* [What you will do]: Without the pictures, return all of the material exactly as written.

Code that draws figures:

□ □ □ □

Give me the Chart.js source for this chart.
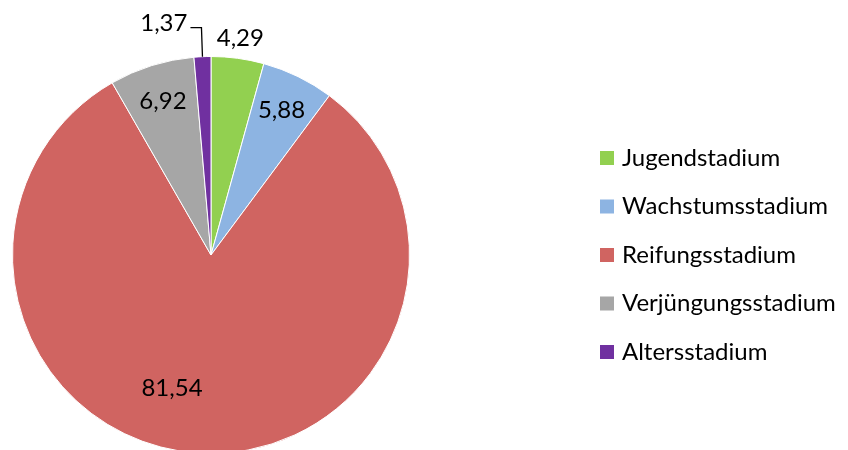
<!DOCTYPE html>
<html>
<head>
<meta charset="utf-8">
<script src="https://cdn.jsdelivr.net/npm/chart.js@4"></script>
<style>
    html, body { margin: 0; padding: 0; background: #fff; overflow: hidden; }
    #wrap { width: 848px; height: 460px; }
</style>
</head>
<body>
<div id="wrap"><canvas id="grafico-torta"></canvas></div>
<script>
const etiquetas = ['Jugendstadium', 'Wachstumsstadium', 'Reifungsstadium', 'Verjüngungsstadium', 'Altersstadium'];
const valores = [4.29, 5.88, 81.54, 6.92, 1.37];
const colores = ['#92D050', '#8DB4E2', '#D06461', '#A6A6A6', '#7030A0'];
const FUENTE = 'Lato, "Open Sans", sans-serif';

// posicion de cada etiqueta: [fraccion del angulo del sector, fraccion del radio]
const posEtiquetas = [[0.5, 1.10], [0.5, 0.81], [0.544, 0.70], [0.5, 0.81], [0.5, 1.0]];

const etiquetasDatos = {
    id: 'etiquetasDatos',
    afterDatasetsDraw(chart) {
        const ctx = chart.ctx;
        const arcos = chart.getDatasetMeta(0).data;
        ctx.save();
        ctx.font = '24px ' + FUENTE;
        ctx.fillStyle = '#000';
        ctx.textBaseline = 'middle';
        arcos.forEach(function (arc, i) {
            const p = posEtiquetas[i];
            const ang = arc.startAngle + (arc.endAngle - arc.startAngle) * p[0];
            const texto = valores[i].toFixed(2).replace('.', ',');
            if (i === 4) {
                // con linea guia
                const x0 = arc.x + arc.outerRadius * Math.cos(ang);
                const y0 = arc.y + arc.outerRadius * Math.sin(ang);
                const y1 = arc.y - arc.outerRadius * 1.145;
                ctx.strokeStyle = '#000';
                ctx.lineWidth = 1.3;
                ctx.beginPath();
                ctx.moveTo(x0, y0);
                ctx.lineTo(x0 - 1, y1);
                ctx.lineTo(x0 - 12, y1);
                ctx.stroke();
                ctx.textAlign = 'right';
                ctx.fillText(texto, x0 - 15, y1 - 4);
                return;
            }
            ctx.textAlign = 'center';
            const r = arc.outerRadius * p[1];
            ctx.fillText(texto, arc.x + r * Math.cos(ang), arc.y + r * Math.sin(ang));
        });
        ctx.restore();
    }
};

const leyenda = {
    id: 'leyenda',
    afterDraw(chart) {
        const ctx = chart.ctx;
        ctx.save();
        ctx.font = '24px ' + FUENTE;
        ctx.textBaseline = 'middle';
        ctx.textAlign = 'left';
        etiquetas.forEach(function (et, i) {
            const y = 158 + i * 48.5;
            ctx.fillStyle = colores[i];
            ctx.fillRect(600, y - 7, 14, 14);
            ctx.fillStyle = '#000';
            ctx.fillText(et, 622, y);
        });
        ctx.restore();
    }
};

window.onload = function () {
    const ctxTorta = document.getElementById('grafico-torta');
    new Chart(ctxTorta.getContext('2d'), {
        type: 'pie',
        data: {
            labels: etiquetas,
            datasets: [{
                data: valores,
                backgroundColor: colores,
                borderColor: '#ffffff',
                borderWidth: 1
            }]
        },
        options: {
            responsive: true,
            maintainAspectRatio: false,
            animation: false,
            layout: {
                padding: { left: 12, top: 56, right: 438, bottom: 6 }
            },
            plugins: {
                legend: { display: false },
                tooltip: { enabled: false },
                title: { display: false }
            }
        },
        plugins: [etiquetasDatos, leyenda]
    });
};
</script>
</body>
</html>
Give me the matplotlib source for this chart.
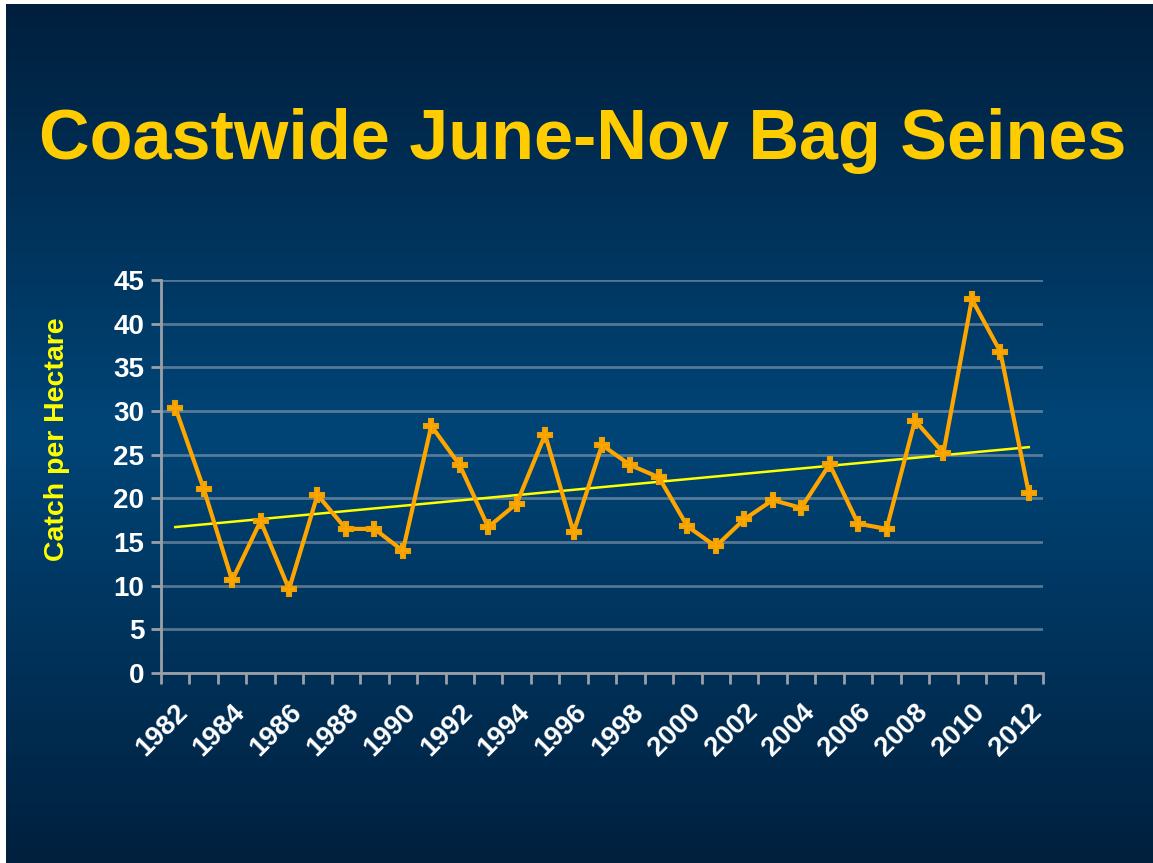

□ □ □ □

* [Finished exercise]:
Give me the Chart.js source for this chart.
<!DOCTYPE html>
<html>
<head>
<meta charset="utf-8">
<script src="https://cdn.jsdelivr.net/npm/chart.js@4"></script>
<style>
    html, body { margin: 0; padding: 0; background: #fff; overflow: hidden; }
    #wrap { width: 848px; height: 460px; }
</style>
</head>
<body>
<div id="wrap"><canvas id="grafico-torta"></canvas></div>
<script>
const etiquetas = ['Jugendstadium', 'Wachstumsstadium', 'Reifungsstadium', 'Verjüngungsstadium', 'Altersstadium'];
const valores = [4.29, 5.88, 81.54, 6.92, 1.37];
const colores = ['#92D050', '#8DB4E2', '#D06461', '#A6A6A6', '#7030A0'];
const FUENTE = 'Lato, "Open Sans", sans-serif';

// posicion de cada etiqueta: [fraccion del angulo del sector, fraccion del radio]
const posEtiquetas = [[0.5, 1.10], [0.5, 0.81], [0.544, 0.70], [0.5, 0.81], [0.5, 1.0]];

const etiquetasDatos = {
    id: 'etiquetasDatos',
    afterDatasetsDraw(chart) {
        const ctx = chart.ctx;
        const arcos = chart.getDatasetMeta(0).data;
        ctx.save();
        ctx.font = '24px ' + FUENTE;
        ctx.fillStyle = '#000';
        ctx.textBaseline = 'middle';
        arcos.forEach(function (arc, i) {
            const p = posEtiquetas[i];
            const ang = arc.startAngle + (arc.endAngle - arc.startAngle) * p[0];
            const texto = valores[i].toFixed(2).replace('.', ',');
            if (i === 4) {
                // con linea guia
                const x0 = arc.x + arc.outerRadius * Math.cos(ang);
                const y0 = arc.y + arc.outerRadius * Math.sin(ang);
                const y1 = arc.y - arc.outerRadius * 1.145;
                ctx.strokeStyle = '#000';
                ctx.lineWidth = 1.3;
                ctx.beginPath();
                ctx.moveTo(x0, y0);
                ctx.lineTo(x0 - 1, y1);
                ctx.lineTo(x0 - 12, y1);
                ctx.stroke();
                ctx.textAlign = 'right';
                ctx.fillText(texto, x0 - 15, y1 - 4);
                return;
            }
            ctx.textAlign = 'center';
            const r = arc.outerRadius * p[1];
            ctx.fillText(texto, arc.x + r * Math.cos(ang), arc.y + r * Math.sin(ang));
        });
        ctx.restore();
    }
};

const leyenda = {
    id: 'leyenda',
    afterDraw(chart) {
        const ctx = chart.ctx;
        ctx.save();
        ctx.font = '24px ' + FUENTE;
        ctx.textBaseline = 'middle';
        ctx.textAlign = 'left';
        etiquetas.forEach(function (et, i) {
            const y = 158 + i * 48.5;
            ctx.fillStyle = colores[i];
            ctx.fillRect(600, y - 7, 14, 14);
            ctx.fillStyle = '#000';
            ctx.fillText(et, 622, y);
        });
        ctx.restore();
    }
};

window.onload = function () {
    const ctxTorta = document.getElementById('grafico-torta');
    new Chart(ctxTorta.getContext('2d'), {
        type: 'pie',
        data: {
            labels: etiquetas,
            datasets: [{
                data: valores,
                backgroundColor: colores,
                borderColor: '#ffffff',
                borderWidth: 1
            }]
        },
        options: {
            responsive: true,
            maintainAspectRatio: false,
            animation: false,
            layout: {
                padding: { left: 12, top: 56, right: 438, bottom: 6 }
            },
            plugins: {
                legend: { display: false },
                tooltip: { enabled: false },
                title: { display: false }
            }
        },
        plugins: [etiquetasDatos, leyenda]
    });
};
</script>
</body>
</html>
Give me the matplotlib source for this chart.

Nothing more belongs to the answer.